= Guaytán =

Archaeological site in Guatemala

Guaytán is an archaeological site of the Maya civilization in the municipality of San Agustín Acasaguastlán, in the department of El Progreso, in Guatemala. It is the most important pre-Columbian archaeological site of the middle drainage of the Motagua River.

The site is located south of San Agustín Acasaguastlán, and to the north of the Motagua River, built on both banks of the Lato River. The site was inhabited from the Late Preclassic Period (c. 250 BC – 250 AD) to the Late Classic Period (c. 300 – 900 AD). The city controlled an important source of jadeite.

==Description==
The site is distributed in a number of groups on both sides of the Lato River, but hasn't been completely mapped. The principal groups include the Acropolis, El Castillo, Carrillo, La Escuela, and La Estela.

Guaytán features an unusual Late to Terminal Classic ballcourt with an attached temple. Fragments of Classic period codices have been recovered from tombs at the site.

===Sculptures===
A number of zoomorphic sculptures have been recovered from Guaytán; five of these are believed to represent the heads of snakes and have been labelled as Monuments 1 through to 5. Although they have been described as ballcourt markers, they may have been set into the corners of buildings. Monument 6 represents a seated monkey with its arms curving around its front, with its left leg behind them. Only the right eye has been carved into the monument.

===Burials===
Guaytán features a number of large cists and extensive crypts containing multiple burials. Most were found under the remains of large structures that formed closed plazas. The crypts were built with large slabs of stone to form chambers that measured approximately 2 m high. The largest slabs were set to form vaulted roofs to the chambers. A tomb under Structure 24 features small niches that contained vessels left as funerary offerings. Some of the crypts contained an antechamber used for additional burials.
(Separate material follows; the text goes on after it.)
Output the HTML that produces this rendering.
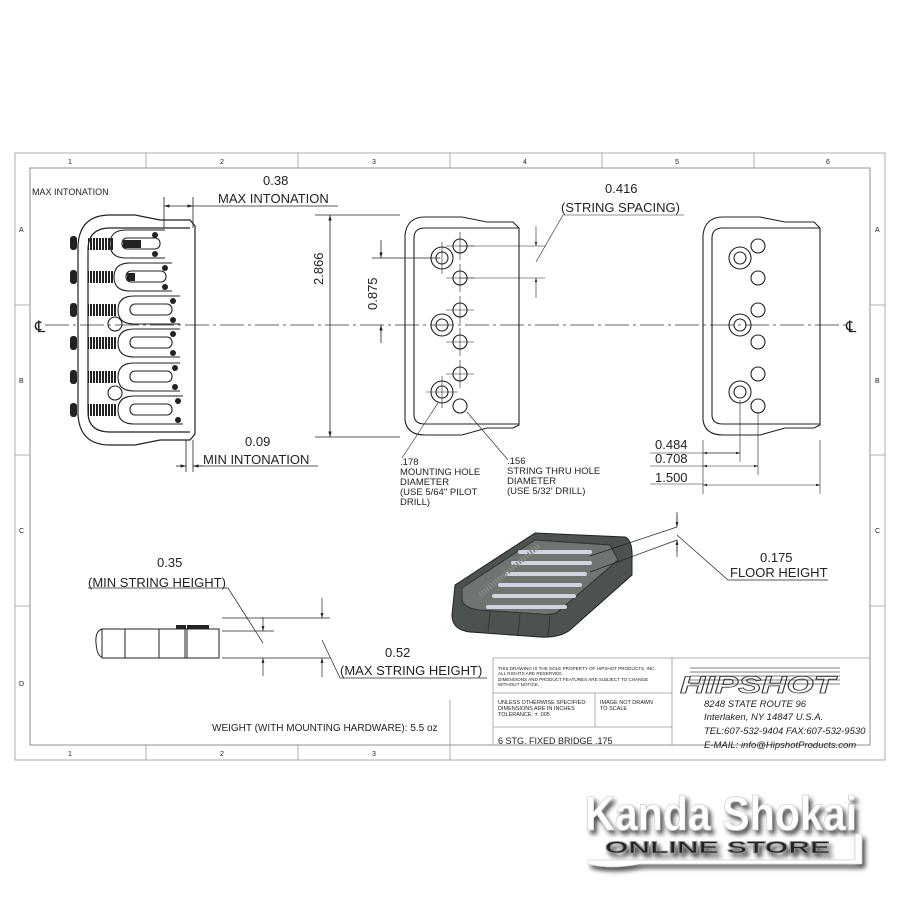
<!DOCTYPE html>
<html><head><meta charset="utf-8"><style>
html,body{margin:0;padding:0;background:#fff;width:900px;height:900px;overflow:hidden}
svg{display:block}
text{font-family:"Liberation Sans",sans-serif;fill:#222}
.hip{fill:none;stroke:#333;stroke-width:0.8}
.wm{fill:#fff;stroke:#bbb;stroke-width:0.5}
</style></head><body>
<svg width="900" height="900" viewBox="0 0 900 900" xmlns="http://www.w3.org/2000/svg">
<defs>
<marker id="ar" viewBox="0 0 10 10" refX="10" refY="5" markerWidth="7" markerHeight="7" orient="auto-start-reverse"><path d="M0,2 L10,5 L0,8z" fill="#222"/></marker>
<pattern id="spr" width="3" height="10" patternUnits="userSpaceOnUse"><rect width="2" height="10" fill="#222"/></pattern>
<filter id="sh" x="-10%" y="-30%" width="130%" height="160%"><feGaussianBlur in="SourceAlpha" stdDeviation="2.5"/><feOffset dx="3" dy="4"/><feComponentTransfer><feFuncA type="linear" slope="0.7"/></feComponentTransfer><feMerge><feMergeNode/><feMergeNode in="SourceGraphic"/></feMerge></filter>
</defs>
<g fill="none" stroke="#999" stroke-width="0.8">
<rect x="15" y="153" width="870" height="607"/>
<rect x="30" y="168" width="840" height="577" stroke="#777"/>
<path d="M146,153v15M298,153v15M450,153v15M602,153v15M754,153v15M146,745v15M298,745v15M450,745v15M15,305h15M15,455h15M15,606h15M870,305h15M870,455h15M870,606h15"/>
</g>
<g font-size="7" fill="#555">
<text x="68" y="164">1</text><text x="220" y="164">2</text><text x="372" y="164">3</text><text x="523" y="164">4</text><text x="675" y="164">5</text><text x="826" y="164">6</text>
<text x="68" y="756">1</text><text x="220" y="756">2</text><text x="372" y="756">3</text>
<text x="19" y="232">A</text><text x="19" y="383">B</text><text x="19" y="533">C</text><text x="19" y="686">D</text>
<text x="875" y="232">A</text><text x="875" y="383">B</text><text x="875" y="533">C</text>
</g>
<text x="32" y="195" font-size="9">MAX INTONATION</text>
<line x1="45" y1="325" x2="848" y2="325" stroke="#333" stroke-width="0.8" stroke-dasharray="24,4,3,4"/>
<text x="35" y="332" font-size="16">℄</text><text x="846" y="332" font-size="16">℄</text>

<!-- LEFT BRIDGE -->
<g fill="none" stroke="#222" stroke-width="1.2">
<path d="M78,245 Q80,215 110,215 L135,215 L160,220 L190,220 L195,226 L195,434 L190,440 L160,440 L135,445 L110,445 Q80,445 78,415 Z"/>
<path d="M88,250 Q88,228 110,228 L190,228 M88,250 L88,412 Q88,432 110,432 L190,432"/>
</g>
<g fill="#222">
<rect x="70" y="236" width="7" height="14" rx="3"/><rect x="70" y="270" width="7" height="14" rx="3"/><rect x="70" y="303" width="7" height="14" rx="3"/><rect x="70" y="336" width="7" height="14" rx="3"/><rect x="70" y="370" width="7" height="14" rx="3"/><rect x="70" y="403" width="7" height="14" rx="3"/>
</g>
<g>
<rect x="88" y="238" width="26" height="12" fill="url(#spr)"/>
<rect x="88" y="271" width="26" height="12" fill="url(#spr)"/>
<rect x="88" y="304" width="28" height="12" fill="url(#spr)"/>
<rect x="88" y="337" width="28" height="12" fill="url(#spr)"/>
<rect x="88" y="371" width="28" height="12" fill="url(#spr)"/>
<rect x="88" y="404" width="28" height="12" fill="url(#spr)"/>
</g>
<g fill="none" stroke="#222" stroke-width="1.1">
<path d="M165,230 H126 Q110,230 110,244 Q110,258 126,258 H165"/><rect x="122" y="238" width="38" height="11" rx="5"/>
<path d="M172,263 H130 Q114,263 114,277 Q114,291 130,291 H172"/><rect x="126" y="271" width="40" height="11" rx="5"/>
<path d="M180,296 H134 Q118,296 118,310 Q118,324 134,324 H180"/><rect x="130" y="304" width="42" height="11" rx="5"/>
<path d="M180,329 H134 Q118,329 118,343 Q118,357 134,357 H180"/><rect x="130" y="337" width="42" height="11" rx="5"/>
<path d="M180,363 H134 Q118,363 118,377 Q118,391 134,391 H180"/><rect x="130" y="371" width="42" height="11" rx="5"/>
<path d="M183,396 H134 Q118,396 118,410 Q118,424 134,424 H183"/><rect x="130" y="404" width="42" height="11" rx="5"/>
<circle cx="115" cy="324" r="7"/><circle cx="115" cy="393" r="7"/>
</g>
<rect x="123" y="240" width="18" height="8" fill="#222"/><rect x="127" y="273" width="8" height="8" fill="#222"/>
<g fill="#222">
<circle cx="155" cy="235" r="3"/><circle cx="155" cy="254" r="3"/><circle cx="165" cy="268" r="3"/><circle cx="165" cy="287" r="3"/><circle cx="173" cy="301" r="3"/><circle cx="173" cy="320" r="3"/><circle cx="173" cy="334" r="3"/><circle cx="173" cy="353" r="3"/><circle cx="175" cy="368" r="3"/><circle cx="175" cy="387" r="3"/><circle cx="178" cy="401" r="3"/><circle cx="178" cy="420" r="3"/>
</g>
<g stroke="#222" stroke-width="0.8" fill="none">
<line x1="164" y1="197" x2="164" y2="228"/><line x1="193" y1="197" x2="193" y2="228"/>
<line x1="164" y1="206" x2="193" y2="206" marker-start="url(#ar)" marker-end="url(#ar)"/>
<line x1="193" y1="206" x2="338" y2="206"/>
<line x1="193" y1="440" x2="193" y2="472"/><line x1="186" y1="440" x2="186" y2="472"/>
<line x1="176" y1="466" x2="186" y2="466" marker-end="url(#ar)"/><line x1="203" y1="466" x2="193" y2="466" marker-end="url(#ar)"/>
<line x1="193" y1="466" x2="318" y2="466"/>
<line x1="315" y1="215" x2="400" y2="215"/><line x1="315" y1="437" x2="400" y2="437"/>
<line x1="330" y1="215" x2="330" y2="437" marker-start="url(#ar)" marker-end="url(#ar)"/>
<line x1="372" y1="258" x2="440" y2="258"/>
<line x1="381" y1="240" x2="381" y2="258" marker-end="url(#ar)"/><line x1="381" y1="343" x2="381" y2="325" marker-end="url(#ar)"/>
</g>
<text x="263" y="185" font-size="13">0.38</text>
<text x="218" y="203" font-size="13">MAX INTONATION</text>
<text x="245" y="446" font-size="13">0.09</text>
<text x="203" y="464" font-size="13">MIN INTONATION</text>
<text font-size="13" transform="translate(323,285) rotate(-90)">2.866</text>
<text font-size="13" transform="translate(377,310) rotate(-90)">0.875</text>

<!-- MIDDLE & RIGHT BRIDGE -->
<g fill="none" stroke="#222" stroke-width="1.1">
<path d="M405,235 Q407,217 425,217 L462,217 L487,222 L513,222 L519,228 L519,425 L513,428 L487,428 L462,435 L425,435 Q407,435 405,420 Z"/>
<path d="M414,238 Q414,228 425,228 L519,228 M414,238 L414,415 Q414,424 425,424 L519,424"/>
<circle cx="442" cy="258" r="11"/><circle cx="442" cy="258" r="6"/>
<circle cx="442" cy="325" r="11"/><circle cx="442" cy="325" r="6"/>
<circle cx="442" cy="392" r="11"/><circle cx="442" cy="392" r="6"/>
<circle cx="460" cy="246" r="7"/><circle cx="460" cy="278" r="7"/><circle cx="460" cy="310" r="7"/><circle cx="460" cy="342" r="7"/><circle cx="460" cy="374" r="7"/><circle cx="460" cy="406" r="7"/>
<path d="M703,235 Q705,217 723,217 L760,217 L785,222 L814,222 L820,228 L820,425 L814,428 L785,428 L760,435 L723,435 Q705,435 703,420 Z"/>
<path d="M712,238 Q712,228 723,228 L820,228 M712,238 L712,415 Q712,424 723,424 L820,424"/>
<circle cx="740" cy="258" r="11"/><circle cx="740" cy="258" r="6"/>
<circle cx="740" cy="325" r="11"/><circle cx="740" cy="325" r="6"/>
<circle cx="740" cy="392" r="11"/><circle cx="740" cy="392" r="6"/>
<circle cx="758" cy="246" r="7"/><circle cx="758" cy="278" r="7"/><circle cx="758" cy="310" r="7"/><circle cx="758" cy="342" r="7"/><circle cx="758" cy="374" r="7"/><circle cx="758" cy="406" r="7"/>
</g>
<g stroke="#222" stroke-width="0.6" fill="none">
<path d="M460,232v28M446,246h28M460,264v28M446,278h28M460,296v28M446,310h28M460,328v28M446,342h28M460,360v28M446,374h28M442,242v32M426,392h32M442,376v32"/>
<line x1="460" y1="246" x2="545" y2="246"/><line x1="460" y1="278" x2="545" y2="278"/>
<line x1="536" y1="226" x2="536" y2="246" marker-end="url(#ar)"/><line x1="536" y1="298" x2="536" y2="278" marker-end="url(#ar)"/>
<path d="M536,262 L563,215 L684,215"/>
<path d="M438,403 L402,458"/><path d="M467,412 L508,460"/>
<line x1="703" y1="440" x2="703" y2="494"/><line x1="820" y1="440" x2="820" y2="494"/>
<line x1="740" y1="400" x2="740" y2="462"/><line x1="758" y1="412" x2="758" y2="475"/>
<line x1="650" y1="453" x2="740" y2="453"/><line x1="703" y1="453" x2="740" y2="453" marker-start="url(#ar)" marker-end="url(#ar)"/>
<line x1="650" y1="466" x2="703" y2="466"/><line x1="703" y1="466" x2="758" y2="466" marker-start="url(#ar)" marker-end="url(#ar)"/>
<line x1="650" y1="484" x2="703" y2="484"/><line x1="703" y1="485" x2="820" y2="485" marker-start="url(#ar)" marker-end="url(#ar)"/>
</g>
<text x="605" y="193" font-size="13">0.416</text>
<text x="561" y="212" font-size="13">(STRING SPACING)</text>
<text x="655" y="449" font-size="13">0.484</text>
<text x="655" y="463" font-size="13">0.708</text>
<text x="655" y="482" font-size="13">1.500</text>
<g font-size="9.5"><text x="400" y="465">.178</text><text x="400" y="475">MOUNTING HOLE</text><text x="400" y="485">DIAMETER</text><text x="400" y="495">(USE 5/64" PILOT</text><text x="400" y="505">DRILL)</text>
<text x="507" y="464">.156</text><text x="507" y="474">STRING THRU HOLE</text><text x="507" y="484">DIAMETER</text><text x="507" y="494">(USE 5/32' DRILL)</text></g>

<!-- 3D VIEW -->
<g>
<path d="M455,585 L535,533 L625,537 Q633,540 632,560 L632,575 L570,630 Q560,638 540,637 L470,632 Q452,630 452,615 Z" fill="#4c524d" stroke="#222"/>
<path d="M462,588 L535,540 L610,545 L618,560 L560,610 Q555,616 540,614 L480,610 Q462,608 462,598 Z" fill="#6e746f" stroke="#333"/>
<g stroke="#cfd4de" stroke-width="4" fill="none" stroke-linecap="round">
<path d="M520,552 L590,552"/><path d="M513,563 L590,563"/><path d="M507,574 L585,574"/><path d="M500,585 L580,585"/><path d="M494,596 L574,596"/><path d="M488,607 L565,607"/>
</g>
<g stroke="#333" stroke-width="1" fill="none">
<path d="M480,595 L540,545" stroke-dasharray="1.5,1.5" stroke-width="5" stroke="#888"/>
<path d="M488,632 L490,612M518,635 L520,614M548,637 L550,616"/>
</g>
</g>
<g stroke="#222" stroke-width="0.7" fill="none">
<path d="M590,556 L677,527 L677,515"/><path d="M590,572 L677,540 L677,552"/>
<line x1="677" y1="512" x2="677" y2="527" marker-end="url(#ar)"/><line x1="677" y1="557" x2="677" y2="540" marker-end="url(#ar)"/>
<path d="M677,535 L728,580 L828,580"/>
</g>
<text x="760" y="562" font-size="13">0.175</text>
<text x="730" y="577" font-size="13">FLOOR HEIGHT</text>

<!-- SIDE VIEW -->
<g fill="none" stroke="#222" stroke-width="1">
<rect x="102" y="629" width="117" height="29"/>
<path d="M102,629 Q95,631 96,643 Q97,656 102,657"/>
<path d="M125,629v29M159,629v29M185,629v29M187,629v29"/>
</g>
<rect x="176" y="625" width="10" height="4" fill="#222"/><rect x="187" y="625" width="22" height="4" fill="#222"/>
<g stroke="#222" stroke-width="0.7" fill="none">
<line x1="222" y1="618" x2="330" y2="618"/><line x1="222" y1="631" x2="274" y2="631"/><line x1="222" y1="658" x2="330" y2="658"/>
<line x1="263" y1="617" x2="263" y2="631" marker-end="url(#ar)"/><line x1="263" y1="676" x2="263" y2="658" marker-end="url(#ar)"/>
<line x1="322" y1="598" x2="322" y2="618" marker-end="url(#ar)"/><line x1="322" y1="677" x2="322" y2="658" marker-end="url(#ar)"/>
<path d="M263,643 L228,588 L88,588"/><path d="M322,640 L340,678 L487,678"/>
</g>
<text x="157" y="567" font-size="13">0.35</text>
<text x="88" y="587" font-size="13">(MIN STRING HEIGHT)</text>
<text x="385" y="657" font-size="13">0.52</text>
<text x="340" y="675" font-size="13">(MAX STRING HEIGHT)</text>
<text x="212" y="731" font-size="10" fill="#444">WEIGHT (WITH MOUNTING HARDWARE): 5.5 oz</text>

<!-- TITLE BLOCK -->
<g fill="none" stroke="#999" stroke-width="0.8">
<path d="M493,658 H870 M493,658 V745 M672,658 V745 M493,693 H672 M493,727 H672 M595,693 V727 M450,700 V745 M450,745 H493"/>
</g>
<g font-size="4.6" fill="#444"><text x="498" y="670">THIS DRAWING IS THE SOLE PROPERTY OF HIPSHOT PRODUCTS, INC.</text><text x="498" y="675">ALL RIGHTS ARE RESERVED.</text><text x="498" y="681">DIMENSIONS AND PRODUCT FEATURES ARE SUBJECT TO CHANGE</text><text x="498" y="686">WITHOUT NOTICE.</text></g>
<g font-size="5.5" fill="#444"><text x="498" y="704">UNLESS OTHERWISE SPECIFIED:</text><text x="498" y="710">DIMENSIONS ARE IN INCHES</text><text x="498" y="716">TOLERANCE: ± .005</text><text x="600" y="704">IMAGE NOT DRAWN</text><text x="600" y="710">TO SCALE</text></g>
<text x="498" y="744" font-size="9" fill="#444">6 STG. FIXED BRIDGE .175</text>
<g stroke="#555" stroke-width="0.7"><path d="M690,668h150M690,672h150M690,676h150M690,680h150M690,684h150"/></g>
<text x="680" y="693" font-size="24" font-style="italic" font-weight="bold" class="hip" textLength="155" lengthAdjust="spacingAndGlyphs">HIPSHOT</text>
<g font-size="9.5" font-style="italic" fill="#333"><text x="704" y="707">8248 STATE ROUTE 96</text><text x="704" y="720">Interlaken, NY 14847 U.S.A.</text><text x="704" y="734">TEL:607-532-9404 FAX:607-532-9530</text><text x="704" y="748">E-MAIL: info@HipshotProducts.com</text></g>

<!-- WATERMARK -->
<g filter="url(#sh)">
<text x="585" y="830" font-size="48" font-weight="bold" class="wm" textLength="272" lengthAdjust="spacingAndGlyphs">Kanda Shokai</text>
<path d="M588,860 L855,860 L855,834 L862,834 L862,864 L640,864 Q610,870 588,864 Z" fill="#fff" stroke="#bbb" stroke-width="0.5"/>
<text x="605" y="853" font-size="17" font-weight="bold" fill="#eee" stroke="#888" stroke-width="0.8" textLength="225" lengthAdjust="spacingAndGlyphs">ONLINE STORE</text>
</g>
</svg>
</body></html>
Tomb 3 has a chamber that measures 1.7 m wide by 2.4 m long, accessed by a 1.3 m long passage with a width of 0.9 m and a height of 1.25 m.

==Site history==
During the Late Preclassic, Guaytán was densely populated, although buildings were generally of perishable materials. At the time, the site had contacts with the Guatemalan Highlands and with the Pacific coastal lowlands. Guaytán was one of two sites (the other being La Vega de Cobán, in Zacapa) that controlled most of the trade passing along the Motagua River. In the Early Classic, the city underwent a population explosion and there was contact with the great metropolis of Teotihuacan, in the distant Valley of Mexico. By the Late Classic, contacts extended to the Petén lowlands, the Yucatán Peninsula, and the western portions of Honduras and El Salvador.

===Modern history===
The site was first reported in 1926 by archaeologist Gustavo Espinoza, although no serious investigations were undertaken until 1943. Projects to partially map the site were undertaken in 2001 and 2013.